PROBLEM DESCRIPTION:
Repeat each line of the material below exactly as it appears, minus any pictures.

SUPPLIED MATERIAL:
____

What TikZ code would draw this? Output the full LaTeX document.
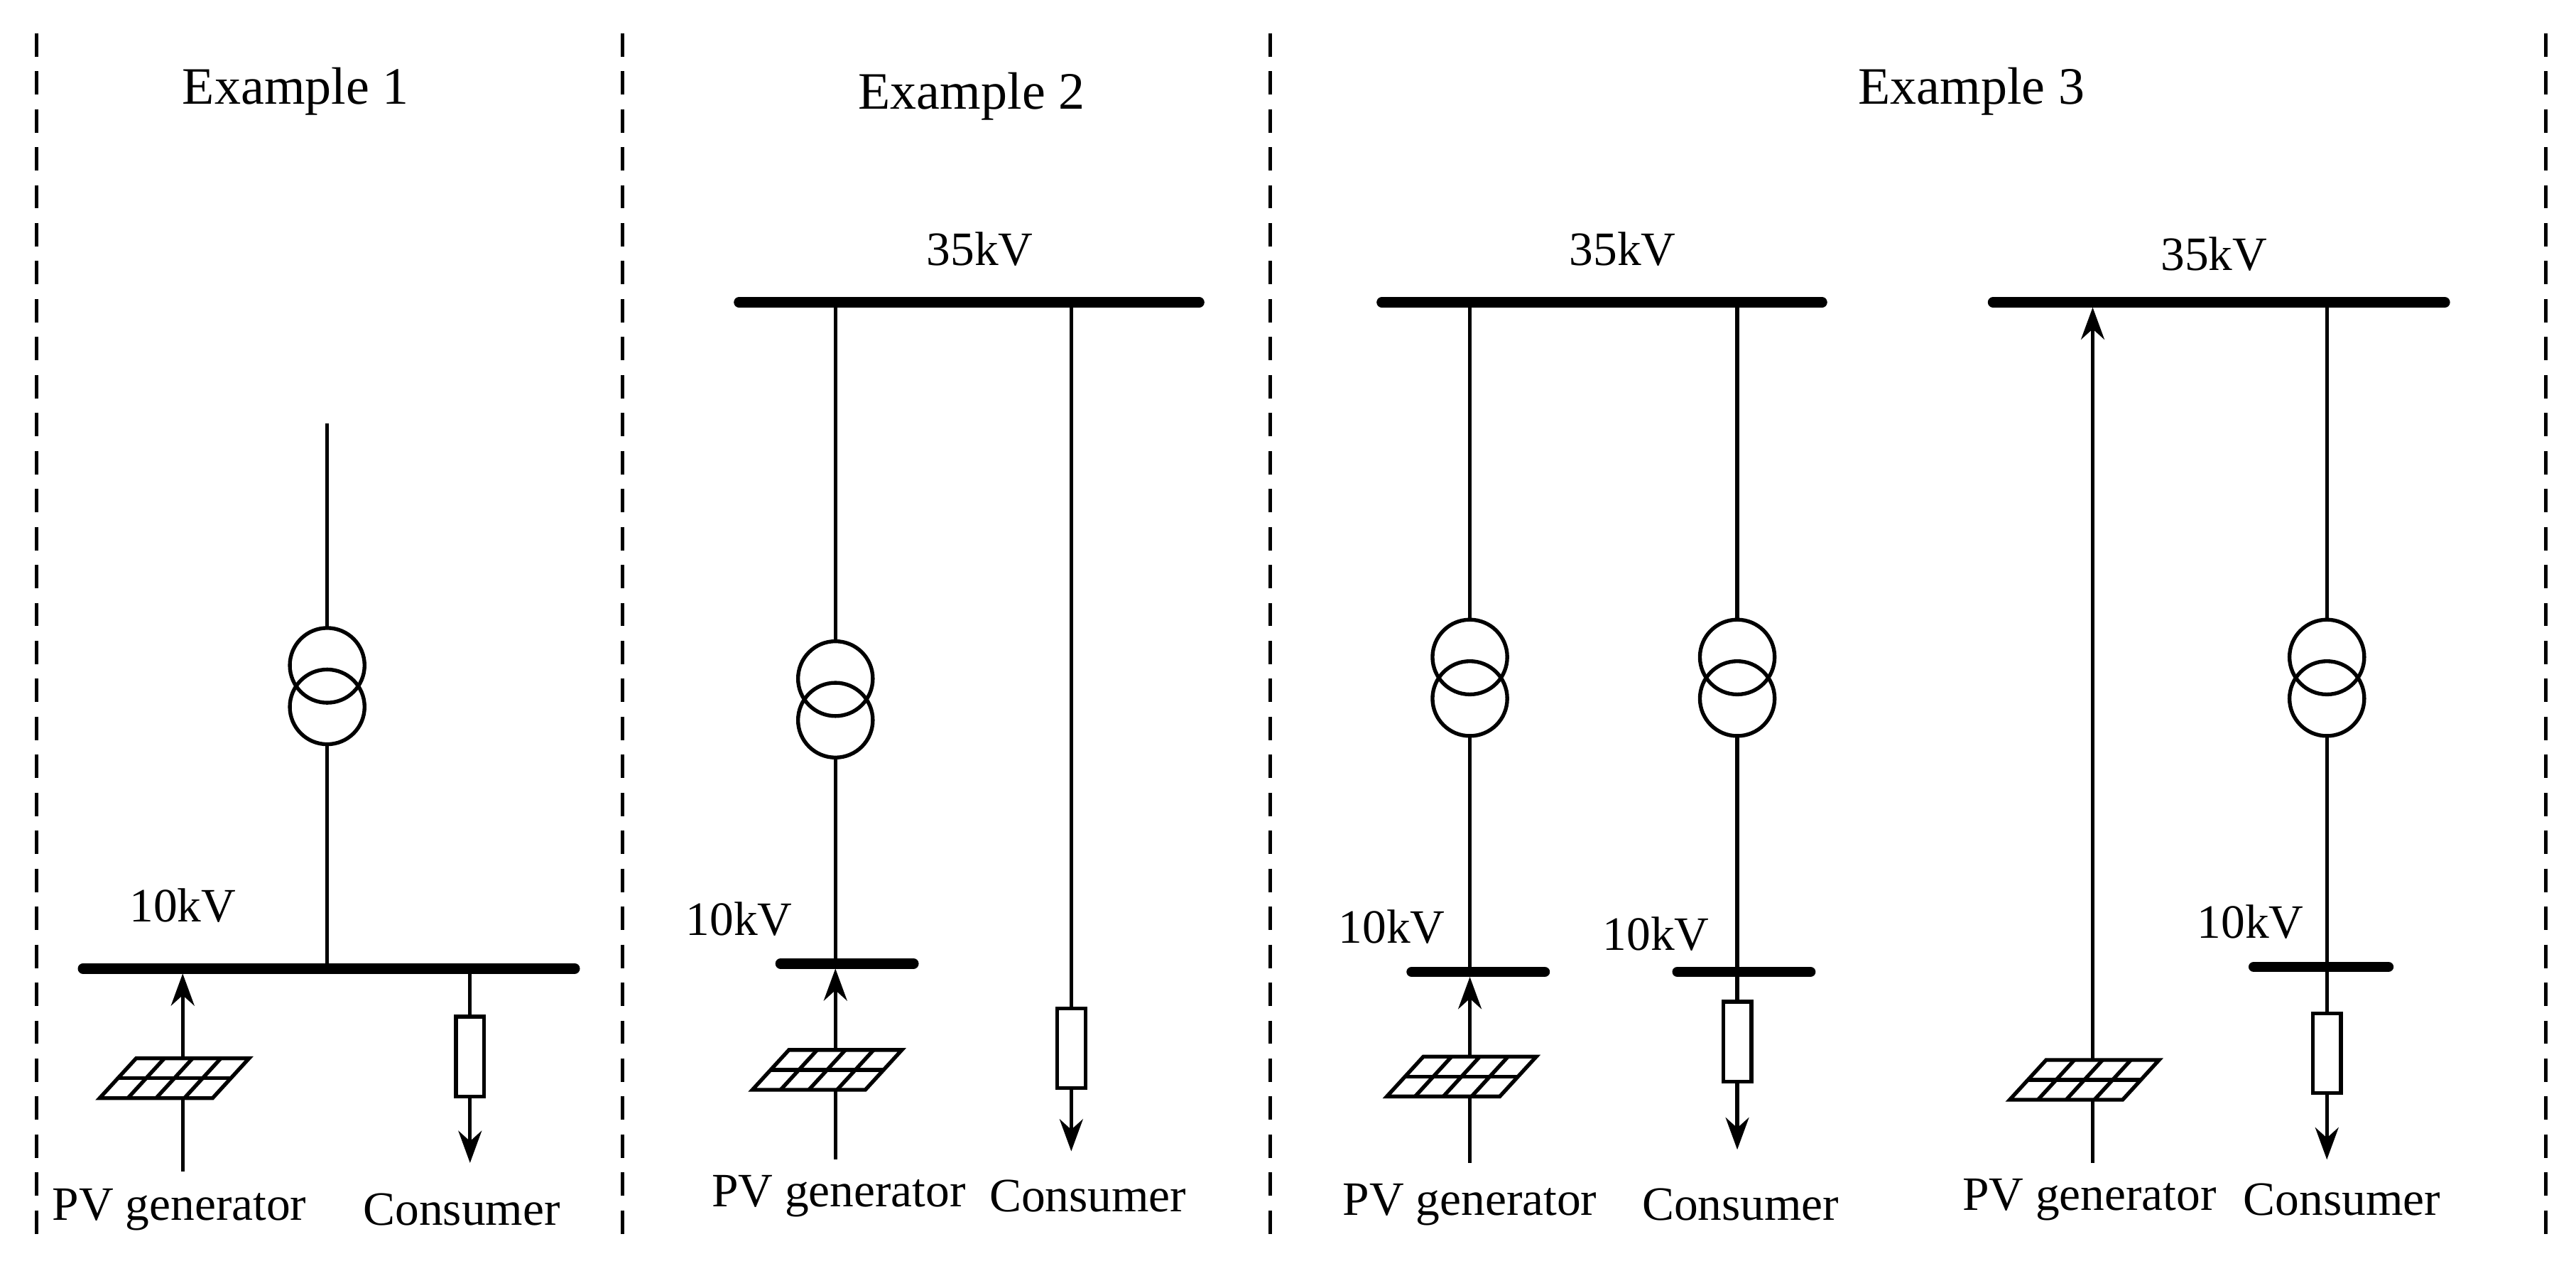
\documentclass[tikz,border=0pt]{standalone}
\usepackage{fontspec}
\setmainfont{Liberation Serif}
\usetikzlibrary{arrows.meta}
\begin{document}
\begin{tikzpicture}[x=0.01cm,y=-0.01cm,line width=0.65pt,
  bus/.style={line width=1.8pt,line cap=round},
  sep/.style={line width=0.6pt,dash pattern=on 4pt off 2.5pt},
  flow/.style={-{Stealth[length=5.5pt,width=4pt]}},
  lbl/.style={font=\fontsize{8.2}{10}\selectfont,inner sep=0pt},
  title/.style={font=\fontsize{9}{11}\selectfont,inner sep=0pt},
  trafo/.pic={\draw (0,-12.5) circle (22.5); \draw (0,12.5) circle (22.5);},
  pv/.pic={\draw[fill=white] (-50,12) -- (18,12) -- (40,-12) -- (-28,-12) -- cycle;
    \draw (-39,0) -- (29,0);
    \foreach \t in {0.25,0.5,0.75} {\draw ({-50+68*\t},12) -- ({-28+68*\t},-12);}},
  load/.pic={\draw[fill=white] (-8.5,-24) rectangle (8.5,24);}]
\useasboundingbox (0,0) rectangle (1551,762);
% separators
\foreach \x in {22,375,765,1533} \draw[sep] (\x,20) -- (\x,745);
\node[title] at (178,55) {Example 1};
\node[title] at (585,58) {Example 2};
\node[title] at (1187,55) {Example 3};

% ---------- Example 1
\draw[bus] (50,583) -- (346,583);
\node[lbl] at (110,545) {10kV};
\pic at (197,413) {trafo};
\draw (197,255) -- (197,378);
\draw (197,448) -- (197,583);
\draw[flow] (110,705) -- (110,586);
\pic at (110,649) {pv};
\draw (283,583) -- (283,636);
\draw[flow] (283,636) -- (283,700);
\pic at (283,636) {load};
\node[lbl] at (108,728) {PV generator};
\node[lbl] at (278,728) {Consumer};

% ---------- Example 2
\draw[bus] (445,182) -- (722,182);
\node[lbl] at (590,150) {35kV};
\pic at (503,421) {trafo};
\draw (503,182) -- (503,386);
\draw (503,456) -- (503,580);
\draw[bus] (470,580) -- (550,580);
\node[lbl] at (445,553) {10kV};
\draw[flow] (503,698) -- (503,583);
\pic at (503,644) {pv};
\draw (645,182) -- (645,631);
\draw[flow] (645,631) -- (645,693);
\pic at (645,631) {load};
\node[lbl] at (505,720) {PV generator};
\node[lbl] at (655,720) {Consumer};

% ---------- Example 3, left
\draw[bus] (832,182) -- (1097,182);
\node[lbl] at (977,150) {35kV};
\pic at (885,408) {trafo};
\draw (885,182) -- (885,373);
\draw (885,443) -- (885,585);
\draw[bus] (850,585) -- (930,585);
\node[lbl] at (838,558) {10kV};
\draw[flow] (885,700) -- (885,588);
\pic at (885,648) {pv};
\pic at (1046,408) {trafo};
\draw (1046,182) -- (1046,373);
\draw (1046,443) -- (1046,585);
\draw[bus] (1010,585) -- (1090,585);
\node[lbl] at (997,562) {10kV};
\draw (1046,585) -- (1046,627);
\draw[flow] (1046,627) -- (1046,692);
\pic at (1046,627) {load};
\node[lbl] at (885,725) {PV generator};
\node[lbl] at (1048,725) {Consumer};

% ---------- Example 3, right
\draw[bus] (1200,182) -- (1472,182);
\node[lbl] at (1333,153) {35kV};
\draw[flow] (1260,700) -- (1260,185);
\pic at (1260,650) {pv};
\pic at (1401,408) {trafo};
\draw (1401,182) -- (1401,373);
\draw (1401,443) -- (1401,582);
\draw[bus] (1357,582) -- (1438,582);
\node[lbl] at (1355,555) {10kV};
\draw (1401,582) -- (1401,634);
\draw[flow] (1401,634) -- (1401,698);
\pic at (1401,634) {load};
\node[lbl] at (1258,722) {PV generator};
\node[lbl] at (1410,722) {Consumer};
\end{tikzpicture}
\end{document}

____

FINAL RESULT:
What TikZ code would draw this? Output the full LaTeX document.
\documentclass[tikz,border=0pt]{standalone}
\usepackage{fontspec}
\setmainfont{Liberation Serif}
\usetikzlibrary{arrows.meta}
\begin{document}
\begin{tikzpicture}[x=0.01cm,y=-0.01cm,line width=0.65pt,
  bus/.style={line width=1.8pt,line cap=round},
  sep/.style={line width=0.6pt,dash pattern=on 4pt off 2.5pt},
  flow/.style={-{Stealth[length=5.5pt,width=4pt]}},
  lbl/.style={font=\fontsize{8.2}{10}\selectfont,inner sep=0pt},
  title/.style={font=\fontsize{9}{11}\selectfont,inner sep=0pt},
  trafo/.pic={\draw (0,-12.5) circle (22.5); \draw (0,12.5) circle (22.5);},
  pv/.pic={\draw[fill=white] (-50,12) -- (18,12) -- (40,-12) -- (-28,-12) -- cycle;
    \draw (-39,0) -- (29,0);
    \foreach \t in {0.25,0.5,0.75} {\draw ({-50+68*\t},12) -- ({-28+68*\t},-12);}},
  load/.pic={\draw[fill=white] (-8.5,-24) rectangle (8.5,24);}]
\useasboundingbox (0,0) rectangle (1551,762);
% separators
\foreach \x in {22,375,765,1533} \draw[sep] (\x,20) -- (\x,745);
\node[title] at (178,55) {Example 1};
\node[title] at (585,58) {Example 2};
\node[title] at (1187,55) {Example 3};

% ---------- Example 1
\draw[bus] (50,583) -- (346,583);
\node[lbl] at (110,545) {10kV};
\pic at (197,413) {trafo};
\draw (197,255) -- (197,378);
\draw (197,448) -- (197,583);
\draw[flow] (110,705) -- (110,586);
\pic at (110,649) {pv};
\draw (283,583) -- (283,636);
\draw[flow] (283,636) -- (283,700);
\pic at (283,636) {load};
\node[lbl] at (108,728) {PV generator};
\node[lbl] at (278,728) {Consumer};

% ---------- Example 2
\draw[bus] (445,182) -- (722,182);
\node[lbl] at (590,150) {35kV};
\pic at (503,421) {trafo};
\draw (503,182) -- (503,386);
\draw (503,456) -- (503,580);
\draw[bus] (470,580) -- (550,580);
\node[lbl] at (445,553) {10kV};
\draw[flow] (503,698) -- (503,583);
\pic at (503,644) {pv};
\draw (645,182) -- (645,631);
\draw[flow] (645,631) -- (645,693);
\pic at (645,631) {load};
\node[lbl] at (505,720) {PV generator};
\node[lbl] at (655,720) {Consumer};

% ---------- Example 3, left
\draw[bus] (832,182) -- (1097,182);
\node[lbl] at (977,150) {35kV};
\pic at (885,408) {trafo};
\draw (885,182) -- (885,373);
\draw (885,443) -- (885,585);
\draw[bus] (850,585) -- (930,585);
\node[lbl] at (838,558) {10kV};
\draw[flow] (885,700) -- (885,588);
\pic at (885,648) {pv};
\pic at (1046,408) {trafo};
\draw (1046,182) -- (1046,373);
\draw (1046,443) -- (1046,585);
\draw[bus] (1010,585) -- (1090,585);
\node[lbl] at (997,562) {10kV};
\draw (1046,585) -- (1046,627);
\draw[flow] (1046,627) -- (1046,692);
\pic at (1046,627) {load};
\node[lbl] at (885,725) {PV generator};
\node[lbl] at (1048,725) {Consumer};

% ---------- Example 3, right
\draw[bus] (1200,182) -- (1472,182);
\node[lbl] at (1333,153) {35kV};
\draw[flow] (1260,700) -- (1260,185);
\pic at (1260,650) {pv};
\pic at (1401,408) {trafo};
\draw (1401,182) -- (1401,373);
\draw (1401,443) -- (1401,582);
\draw[bus] (1357,582) -- (1438,582);
\node[lbl] at (1355,555) {10kV};
\draw (1401,582) -- (1401,634);
\draw[flow] (1401,634) -- (1401,698);
\pic at (1401,634) {load};
\node[lbl] at (1258,722) {PV generator};
\node[lbl] at (1410,722) {Consumer};
\end{tikzpicture}
\end{document}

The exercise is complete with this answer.